By now, this widow had witnessed the supernatural. Now she knew she was seen by God. Now she knew what else God had seen. Now her secret sins lay bare in the light of His gaze, and she can’t escape her guilt.


We know because it’s the first thing out of her mouth when her son dies. She doesn’t react with cries for help or questions about why. Whatever this sin of her past was, it was the first thing to bubble up when her life stopped making sense. It  must have been a well-kept secret, because even Elijah the Prophet seems caught off guard. Even he asks God
“why?”.


It’s a dangerous game–to ask why God lets tragedy happen. To ask why, after God promised to save her son’s life, this widow was left weeping over his dead body. Exposed in her sin. Put to shame by the God she trusted. But as I ponder the mystery of her son’s death, one question is loudest in my mind: If the death of this widow’s son showed her the seriousness of her sin, what did his resurrection show her? What did she learn about forgiveness when she witnessed the Bible’s first resurrection?


She saw what had never been seen before. She saw what the rest of the world would wait millennia to see.
She foreshadowed another widow’s Son who turned His last meal into a feast for His friends. Another Son who showed the world its sin. Another Son whose resurrection would be told among the most distant peoples. 


This widow, with her little act of obedience–this widow who said “yes” to Elijah’s fumbled ask–she was the first to see death lose its sting.


As I write this post, I’m preparing to enter a season of serious support-raising, with a budget that’s double what I’ve raised before. And as I write this, Congress is voting on a debt ceiling deal while an economic crisis hangs in the balance. I don’t know which way it will go.


This is what I do know: I’m glad I didn’t listen three years ago when people told me it was a bad time for fundraising. I’m glad Elijah didn’t listen to his own doubt when God told him to ask a starving widow. I’m glad the Canaanite widow’s God still turns generosity into resurrection. 

 

Come economic collapse or booming stock markets—come dried up brooks or meals brought by ravens—I hope I’ll stand with the Church as we believe God for fundraising that bears the nature of Elijah.

 

Fundraising built on the fervent prayers of the righteous.

 

Fundraising where the still, small voice of God leads.

 

Fundraising where entire households are blessed. Where the desperate witness the miraculous.

 

Fundraising where the sins that have haunted us are brought into the light, and we throw our arms around forgiveness.

 

Fundraising where the forgotten become the heralds of resurrection.

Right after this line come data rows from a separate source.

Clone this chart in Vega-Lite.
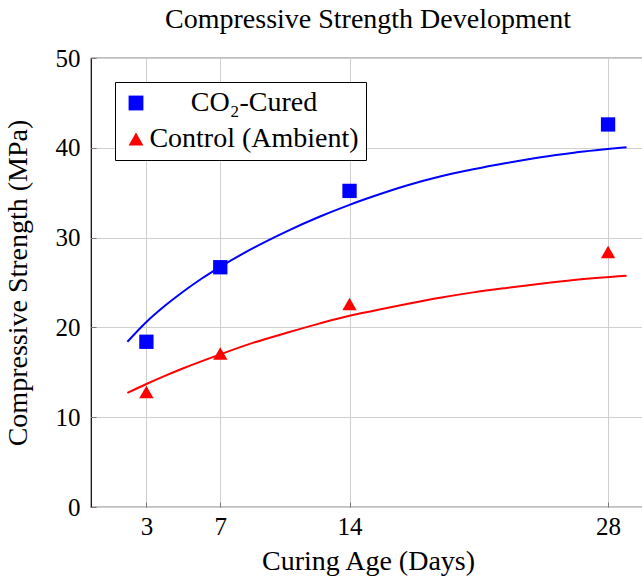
{
  "$schema": "https://vega.github.io/schema/vega-lite/v6.json",
  "autosize": {"type": "none"},
  "padding": {"left": 91, "top": 58, "right": 0, "bottom": 71},
  "width": 554,
  "height": 449,
  "background": "white",
  "title": {
    "text": "Compressive Strength Development",
    "font": "Liberation Serif",
    "fontSize": 28,
    "fontWeight": "normal",
    "color": "#000",
    "anchor": "middle",
    "offset": 12
  },
  "datasets": {
    "measured": [
      {"day": 3, "strength": 18.4, "series": "CO₂-Cured"},
      {"day": 7, "strength": 26.7, "series": "CO₂-Cured"},
      {"day": 14, "strength": 35.2, "series": "CO₂-Cured"},
      {"day": 28, "strength": 42.6, "series": "CO₂-Cured"},
      {"day": 3, "strength": 12.8, "series": "Control (Ambient)"},
      {"day": 7, "strength": 17.1, "series": "Control (Ambient)"},
      {"day": 14, "strength": 22.6, "series": "Control (Ambient)"},
      {"day": 28, "strength": 28.4, "series": "Control (Ambient)"}
    ],
    "fit": [
      {"day": 1.97, "strength": 18.4, "series": "CO₂-Cured"},
      {"day": 3, "strength": 20.6, "series": "CO₂-Cured"},
      {"day": 4, "strength": 22.4, "series": "CO₂-Cured"},
      {"day": 5, "strength": 24.0, "series": "CO₂-Cured"},
      {"day": 6, "strength": 25.45, "series": "CO₂-Cured"},
      {"day": 7, "strength": 26.75, "series": "CO₂-Cured"},
      {"day": 8.8, "strength": 28.85, "series": "CO₂-Cured"},
      {"day": 10.6, "strength": 30.7, "series": "CO₂-Cured"},
      {"day": 12.4, "strength": 32.35, "series": "CO₂-Cured"},
      {"day": 14, "strength": 33.65, "series": "CO₂-Cured"},
      {"day": 15.3, "strength": 34.6, "series": "CO₂-Cured"},
      {"day": 17.1, "strength": 35.8, "series": "CO₂-Cured"},
      {"day": 18.9, "strength": 36.8, "series": "CO₂-Cured"},
      {"day": 20.7, "strength": 37.6, "series": "CO₂-Cured"},
      {"day": 22.5, "strength": 38.3, "series": "CO₂-Cured"},
      {"day": 24.35, "strength": 38.95, "series": "CO₂-Cured"},
      {"day": 26.15, "strength": 39.45, "series": "CO₂-Cured"},
      {"day": 29, "strength": 40.05, "series": "CO₂-Cured"},
      {"day": 1.97, "strength": 12.7, "series": "Control (Ambient)"},
      {"day": 3, "strength": 13.7, "series": "Control (Ambient)"},
      {"day": 4, "strength": 14.6, "series": "Control (Ambient)"},
      {"day": 5, "strength": 15.45, "series": "Control (Ambient)"},
      {"day": 7, "strength": 17.0, "series": "Control (Ambient)"},
      {"day": 8.8, "strength": 18.3, "series": "Control (Ambient)"},
      {"day": 10.6, "strength": 19.4, "series": "Control (Ambient)"},
      {"day": 12.4, "strength": 20.45, "series": "Control (Ambient)"},
      {"day": 14, "strength": 21.3, "series": "Control (Ambient)"},
      {"day": 15.3, "strength": 21.85, "series": "Control (Ambient)"},
      {"day": 17.1, "strength": 22.6, "series": "Control (Ambient)"},
      {"day": 18.9, "strength": 23.3, "series": "Control (Ambient)"},
      {"day": 20.7, "strength": 23.9, "series": "Control (Ambient)"},
      {"day": 22.5, "strength": 24.4, "series": "Control (Ambient)"},
      {"day": 24.35, "strength": 24.87, "series": "Control (Ambient)"},
      {"day": 26.15, "strength": 25.28, "series": "Control (Ambient)"},
      {"day": 29, "strength": 25.75, "series": "Control (Ambient)"}
    ]
  },
  "encoding": {
    "x": {
      "field": "day",
      "type": "quantitative",
      "scale": {"domain": [0, 30], "nice": false, "zero": false},
      "axis": {
        "values": [3, 7, 14, 28],
        "title": "Curing Age (Days)",
        "format": "d"
      }
    },
    "y": {
      "field": "strength",
      "type": "quantitative",
      "scale": {"domain": [0, 50], "nice": false},
      "axis": {
        "values": [0, 10, 20, 30, 40, 50],
        "title": "Compressive Strength (MPa)"
      }
    },
    "color": {
      "field": "series",
      "type": "nominal",
      "scale": {"domain": ["CO₂-Cured", "Control (Ambient)"], "range": ["#0000ff", "#ff0000"]},
      "legend": {
        "title": null,
        "orient": "top-left",
        "offset": 24,
        "strokeColor": "#000",
        "fillColor": "#fff",
        "padding": 7,
        "labelAlign": "center",
        "labelOffset": 104,
        "labelLimit": 400,
        "labelFontSize": 28,
        "symbolSize": 220,
        "rowPadding": 8
      }
    }
  },
  "layer": [
    {
      "data": {"name": "fit"},
      "mark": {"type": "line", "interpolate": "monotone", "strokeWidth": 2}
    },
    {
      "data": {"name": "measured"},
      "mark": {"type": "point", "filled": true, "opacity": 1, "size": 205, "strokeWidth": 0},
      "encoding": {
        "shape": {
          "field": "series",
          "type": "nominal",
          "scale": {"domain": ["CO₂-Cured", "Control (Ambient)"], "range": ["square", "triangle-up"]},
          "legend": {
            "title": null,
            "orient": "top-left",
            "offset": 24,
            "strokeColor": "#000",
            "fillColor": "#fff",
            "padding": 7,
            "labelAlign": "center",
            "labelOffset": 104,
            "labelLimit": 400,
            "labelFontSize": 28,
            "symbolSize": 220,
            "rowPadding": 8
          }
        }
      }
    }
  ],
  "config": {
    "font": "Liberation Serif",
    "view": {"stroke": "#000", "strokeWidth": 1.2},
    "axis": {
      "domain": false,
      "ticks": true,
      "tickSize": -5,
      "tickColor": "#777",
      "tickWidth": 1,
      "grid": true,
      "gridColor": "#cfcfcf",
      "gridWidth": 1,
      "labelFont": "Liberation Serif",
      "labelFontSize": 25,
      "labelColor": "#000",
      "titleFont": "Liberation Serif",
      "titleFontSize": 28,
      "titleFontWeight": "normal",
      "titleColor": "#000"
    },
    "axisX": {"labelPadding": 12, "titlePadding": 8},
    "axisY": {"labelPadding": 16, "titlePadding": 23},
    "legend": {
      "strokeWidth": 1,
      "cornerRadius": 0,
      "labelFont": "Liberation Serif",
      "labelColor": "#000",
      "symbolStrokeWidth": 0
    }
  }
}
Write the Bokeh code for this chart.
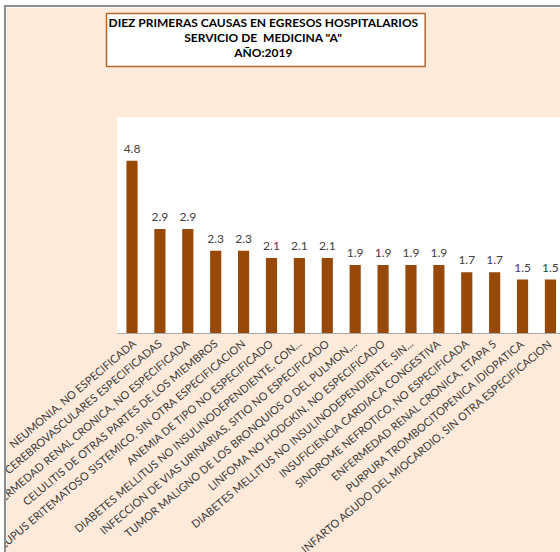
from bokeh.plotting import figure
from bokeh.models import Range1d, FixedTicker, Title, ColumnDataSource
from bokeh.core.properties import value
from bokeh.embed import file_html
from bokeh.resources import INLINE

causas = [
    "NEUMONIA, NO ESPECIFICADA",
    "OTRAS ENFERMEDADES CEREBROVASCULARES ESPECIFICADAS",
    "ENFERMEDAD RENAL CRONICA, NO ESPECIFICADA",
    "CELULITIS DE OTRAS PARTES DE LOS MIEMBROS",
    "LUPUS ERITEMATOSO SISTEMICO, SIN OTRA ESPECIFICACION",
    "ANEMIA DE TIPO NO ESPECIFICADO",
    "DIABETES MELLITUS NO INSULINODEPENDIENTE, CON...",
    "INFECCION DE VIAS URINARIAS, SITIO NO ESPECIFICADO",
    "TUMOR MALIGNO DE LOS BRONQUIOS O DEL PULMON,...",
    "LINFOMA NO HODGKIN, NO ESPECIFICADO",
    "DIABETES MELLITUS NO INSULINODEPENDIENTE, SIN...",
    "INSUFICIENCIA CARDIACA CONGESTIVA",
    "SINDROME NEFROTICO, NO ESPECIFICADA",
    "ENFERMEDAD RENAL CRONICA, ETAPA 5",
    "PURPURA TROMBOCITOPENICA IDIOPATICA",
    "INFARTO AGUDO DEL MIOCARDIO, SIN OTRA ESPECIFICACION",
]
valores = [4.8, 2.9, 2.9, 2.3, 2.3, 2.1, 2.1, 2.1, 1.9, 1.9, 1.9, 1.9, 1.7, 1.7, 1.5, 1.5]
titulo = 'DIEZ PRIMERAS CAUSAS EN EGRESOS HOSPITALARIOS\nSERVICIO DE\u00a0 MEDICINA "A"\nAÑO:2019'

pos = list(range(1, len(causas) + 1))
src = ColumnDataSource(dict(x=pos, y=valores, lbl=[f"{v:.1f}" for v in valores]))

BAR = "#984807"
BG = "#FDEADA"
FONT = "Lato"

p = figure(frame_width=443, frame_height=216, output_backend="svg", toolbar_location=None,
           x_range=Range1d(0.48, 16.36), y_range=Range1d(0, 6),
           min_border_left=111, min_border_right=0, min_border_top=110, min_border_bottom=219)
p.background_fill_color = "white"
p.border_fill_color = BG
p.outline_line_color = None
p.grid.visible = False
p.yaxis.visible = False

p.vbar(x="x", top="y", width=0.4, source=src, fill_color=BAR, line_color=None)
p.text(x="x", y="y", text="lbl", source=src, text_align="center", text_baseline="bottom",
       y_offset=-8, text_font=value(FONT), text_font_size="12px", text_color="#404040")

ax = p.xaxis[0]
ax.ticker = FixedTicker(ticks=pos)
ax.major_label_overrides = {i: c for i, c in zip(pos, causas)}
ax.major_label_orientation = 0.70
ax.major_label_text_font = FONT
ax.major_label_text_font_size = "11px"
ax.major_label_text_color = "#3a3a3a"
ax.major_label_standoff = 2
ax.axis_line_color = "#A6A6A6"
ax.major_tick_line_color = None
ax.minor_tick_line_color = None

# spacer between plot area and title box
p.add_layout(Title(text="\u00a0", text_font_size="1px", standoff=48), "above")
t = Title(text=titulo, align="left", offset=-11, standoff=0, vertical_align="bottom",
          text_font=FONT, text_font_style="bold", text_font_size="12px",
          text_color="black", text_line_height=1.0,
          background_fill_color="white", border_line_color="#B5642B",
          border_line_width=1.5, padding=(2, 7, 1, 7))
try:
    t.text_align = "center"
except Exception:
    pass
p.add_layout(t, "above")

p.styles = {"margin-left": "4px", "margin-top": "5px",
            "border-left": "2px solid #8c8c8c", "border-top": "2px solid #8c8c8c"}

open("out.html", "w").write(file_html(p, INLINE))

Fundraising where knees bow and tongues confess, “Now I know that the word of the Lord is truth.”

 

It’s an idealistic vision, we’re tempted to think. A romanticized display of faith that worked in Elijah’s day, but won’t work in ours. Not in the era of namestorming and awkward phone calls. Not with our monthly budget goals and stammering asks. Not when it’s a rookie missionary instead of a prophet who calls down fire from heaven.

 

To that, the Bible has one resounding answer. A promise that invites us into something better than weary, heavy-laden fundraising. A promise that I hope will sustain me in a few months when my budget doubles. The unwavering promise of God to every anxious support-raiser.

 

Elijah was a man with a nature like ours.